- _Data section_:
▬▬▬

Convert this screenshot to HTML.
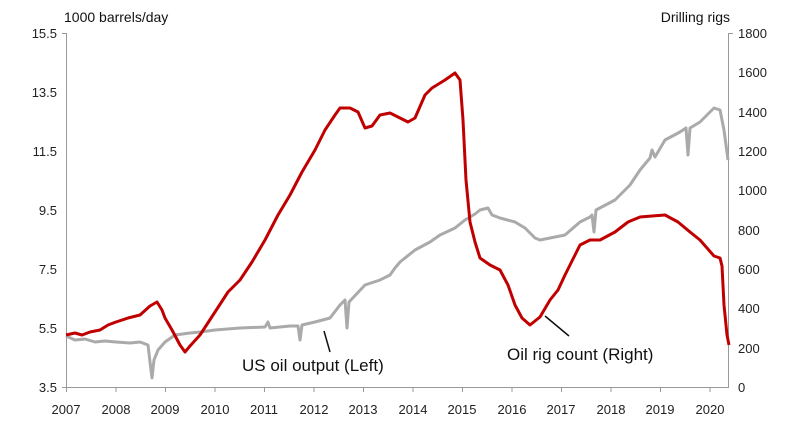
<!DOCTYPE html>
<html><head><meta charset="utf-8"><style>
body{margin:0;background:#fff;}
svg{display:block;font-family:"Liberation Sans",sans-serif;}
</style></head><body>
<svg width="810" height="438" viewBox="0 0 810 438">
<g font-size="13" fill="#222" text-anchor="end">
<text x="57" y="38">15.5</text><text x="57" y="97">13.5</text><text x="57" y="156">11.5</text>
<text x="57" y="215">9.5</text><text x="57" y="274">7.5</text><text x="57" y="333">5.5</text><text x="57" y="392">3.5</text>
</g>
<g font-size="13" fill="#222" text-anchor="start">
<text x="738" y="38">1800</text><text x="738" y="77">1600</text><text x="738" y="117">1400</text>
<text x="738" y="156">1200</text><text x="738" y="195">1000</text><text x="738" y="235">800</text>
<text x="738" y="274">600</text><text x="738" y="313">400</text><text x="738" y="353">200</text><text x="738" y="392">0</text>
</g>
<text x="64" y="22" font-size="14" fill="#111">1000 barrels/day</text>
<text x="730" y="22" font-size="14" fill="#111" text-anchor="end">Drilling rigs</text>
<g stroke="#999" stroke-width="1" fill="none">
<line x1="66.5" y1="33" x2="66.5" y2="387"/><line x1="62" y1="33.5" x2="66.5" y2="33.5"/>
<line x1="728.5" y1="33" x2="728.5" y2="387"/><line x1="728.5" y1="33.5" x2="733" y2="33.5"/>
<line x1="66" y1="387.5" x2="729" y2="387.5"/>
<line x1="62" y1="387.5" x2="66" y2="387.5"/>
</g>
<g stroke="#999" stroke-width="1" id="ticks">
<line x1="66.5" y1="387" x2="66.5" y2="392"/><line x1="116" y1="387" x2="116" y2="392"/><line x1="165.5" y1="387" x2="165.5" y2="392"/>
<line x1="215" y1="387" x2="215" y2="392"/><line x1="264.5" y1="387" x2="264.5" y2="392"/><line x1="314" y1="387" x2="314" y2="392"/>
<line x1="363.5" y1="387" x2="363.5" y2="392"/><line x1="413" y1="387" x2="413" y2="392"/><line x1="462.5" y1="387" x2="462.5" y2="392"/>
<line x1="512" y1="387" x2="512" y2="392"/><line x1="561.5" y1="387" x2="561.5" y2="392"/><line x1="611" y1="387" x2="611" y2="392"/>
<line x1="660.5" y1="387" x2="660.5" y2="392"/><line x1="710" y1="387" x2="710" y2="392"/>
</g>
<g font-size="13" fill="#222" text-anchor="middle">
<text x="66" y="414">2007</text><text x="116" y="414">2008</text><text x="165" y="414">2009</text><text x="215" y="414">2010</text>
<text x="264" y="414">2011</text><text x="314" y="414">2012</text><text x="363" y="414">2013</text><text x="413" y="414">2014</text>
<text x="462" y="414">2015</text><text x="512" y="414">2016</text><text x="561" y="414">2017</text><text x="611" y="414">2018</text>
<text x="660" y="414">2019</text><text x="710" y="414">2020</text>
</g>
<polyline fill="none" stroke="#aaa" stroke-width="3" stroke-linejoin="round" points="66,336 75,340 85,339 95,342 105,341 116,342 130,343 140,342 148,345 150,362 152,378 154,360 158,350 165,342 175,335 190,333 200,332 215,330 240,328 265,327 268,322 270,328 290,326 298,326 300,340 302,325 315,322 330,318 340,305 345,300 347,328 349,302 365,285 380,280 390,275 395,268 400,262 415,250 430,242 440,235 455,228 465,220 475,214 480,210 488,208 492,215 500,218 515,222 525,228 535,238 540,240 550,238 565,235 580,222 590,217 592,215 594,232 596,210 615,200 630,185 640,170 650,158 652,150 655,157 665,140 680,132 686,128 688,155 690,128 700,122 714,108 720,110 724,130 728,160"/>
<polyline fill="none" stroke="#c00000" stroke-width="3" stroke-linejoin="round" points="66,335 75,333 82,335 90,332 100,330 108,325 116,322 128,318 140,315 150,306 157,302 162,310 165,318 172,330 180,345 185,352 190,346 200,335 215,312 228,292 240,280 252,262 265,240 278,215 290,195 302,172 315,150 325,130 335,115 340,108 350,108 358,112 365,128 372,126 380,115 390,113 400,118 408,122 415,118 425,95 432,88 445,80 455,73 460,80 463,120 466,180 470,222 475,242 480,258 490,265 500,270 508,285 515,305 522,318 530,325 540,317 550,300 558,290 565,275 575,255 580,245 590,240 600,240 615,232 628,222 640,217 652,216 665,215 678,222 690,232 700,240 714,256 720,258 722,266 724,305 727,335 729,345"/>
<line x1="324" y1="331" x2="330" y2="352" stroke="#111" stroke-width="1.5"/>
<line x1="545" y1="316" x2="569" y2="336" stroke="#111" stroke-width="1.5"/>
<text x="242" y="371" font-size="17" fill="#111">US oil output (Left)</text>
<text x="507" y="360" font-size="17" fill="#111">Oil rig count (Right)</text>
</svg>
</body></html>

▬▬▬

- _Stated task_:
Write the listing above out again exactly, dropping each image.

- _Exercise solution_:
Convert this screenshot to HTML.
<!DOCTYPE html>
<html><head><meta charset="utf-8"><style>
body{margin:0;background:#fff;}
svg{display:block;font-family:"Liberation Sans",sans-serif;}
</style></head><body>
<svg width="810" height="438" viewBox="0 0 810 438">
<g font-size="13" fill="#222" text-anchor="end">
<text x="57" y="38">15.5</text><text x="57" y="97">13.5</text><text x="57" y="156">11.5</text>
<text x="57" y="215">9.5</text><text x="57" y="274">7.5</text><text x="57" y="333">5.5</text><text x="57" y="392">3.5</text>
</g>
<g font-size="13" fill="#222" text-anchor="start">
<text x="738" y="38">1800</text><text x="738" y="77">1600</text><text x="738" y="117">1400</text>
<text x="738" y="156">1200</text><text x="738" y="195">1000</text><text x="738" y="235">800</text>
<text x="738" y="274">600</text><text x="738" y="313">400</text><text x="738" y="353">200</text><text x="738" y="392">0</text>
</g>
<text x="64" y="22" font-size="14" fill="#111">1000 barrels/day</text>
<text x="730" y="22" font-size="14" fill="#111" text-anchor="end">Drilling rigs</text>
<g stroke="#999" stroke-width="1" fill="none">
<line x1="66.5" y1="33" x2="66.5" y2="387"/><line x1="62" y1="33.5" x2="66.5" y2="33.5"/>
<line x1="728.5" y1="33" x2="728.5" y2="387"/><line x1="728.5" y1="33.5" x2="733" y2="33.5"/>
<line x1="66" y1="387.5" x2="729" y2="387.5"/>
<line x1="62" y1="387.5" x2="66" y2="387.5"/>
</g>
<g stroke="#999" stroke-width="1" id="ticks">
<line x1="66.5" y1="387" x2="66.5" y2="392"/><line x1="116" y1="387" x2="116" y2="392"/><line x1="165.5" y1="387" x2="165.5" y2="392"/>
<line x1="215" y1="387" x2="215" y2="392"/><line x1="264.5" y1="387" x2="264.5" y2="392"/><line x1="314" y1="387" x2="314" y2="392"/>
<line x1="363.5" y1="387" x2="363.5" y2="392"/><line x1="413" y1="387" x2="413" y2="392"/><line x1="462.5" y1="387" x2="462.5" y2="392"/>
<line x1="512" y1="387" x2="512" y2="392"/><line x1="561.5" y1="387" x2="561.5" y2="392"/><line x1="611" y1="387" x2="611" y2="392"/>
<line x1="660.5" y1="387" x2="660.5" y2="392"/><line x1="710" y1="387" x2="710" y2="392"/>
</g>
<g font-size="13" fill="#222" text-anchor="middle">
<text x="66" y="414">2007</text><text x="116" y="414">2008</text><text x="165" y="414">2009</text><text x="215" y="414">2010</text>
<text x="264" y="414">2011</text><text x="314" y="414">2012</text><text x="363" y="414">2013</text><text x="413" y="414">2014</text>
<text x="462" y="414">2015</text><text x="512" y="414">2016</text><text x="561" y="414">2017</text><text x="611" y="414">2018</text>
<text x="660" y="414">2019</text><text x="710" y="414">2020</text>
</g>
<polyline fill="none" stroke="#aaa" stroke-width="3" stroke-linejoin="round" points="66,336 75,340 85,339 95,342 105,341 116,342 130,343 140,342 148,345 150,362 152,378 154,360 158,350 165,342 175,335 190,333 200,332 215,330 240,328 265,327 268,322 270,328 290,326 298,326 300,340 302,325 315,322 330,318 340,305 345,300 347,328 349,302 365,285 380,280 390,275 395,268 400,262 415,250 430,242 440,235 455,228 465,220 475,214 480,210 488,208 492,215 500,218 515,222 525,228 535,238 540,240 550,238 565,235 580,222 590,217 592,215 594,232 596,210 615,200 630,185 640,170 650,158 652,150 655,157 665,140 680,132 686,128 688,155 690,128 700,122 714,108 720,110 724,130 728,160"/>
<polyline fill="none" stroke="#c00000" stroke-width="3" stroke-linejoin="round" points="66,335 75,333 82,335 90,332 100,330 108,325 116,322 128,318 140,315 150,306 157,302 162,310 165,318 172,330 180,345 185,352 190,346 200,335 215,312 228,292 240,280 252,262 265,240 278,215 290,195 302,172 315,150 325,130 335,115 340,108 350,108 358,112 365,128 372,126 380,115 390,113 400,118 408,122 415,118 425,95 432,88 445,80 455,73 460,80 463,120 466,180 470,222 475,242 480,258 490,265 500,270 508,285 515,305 522,318 530,325 540,317 550,300 558,290 565,275 575,255 580,245 590,240 600,240 615,232 628,222 640,217 652,216 665,215 678,222 690,232 700,240 714,256 720,258 722,266 724,305 727,335 729,345"/>
<line x1="324" y1="331" x2="330" y2="352" stroke="#111" stroke-width="1.5"/>
<line x1="545" y1="316" x2="569" y2="336" stroke="#111" stroke-width="1.5"/>
<text x="242" y="371" font-size="17" fill="#111">US oil output (Left)</text>
<text x="507" y="360" font-size="17" fill="#111">Oil rig count (Right)</text>
</svg>
</body></html>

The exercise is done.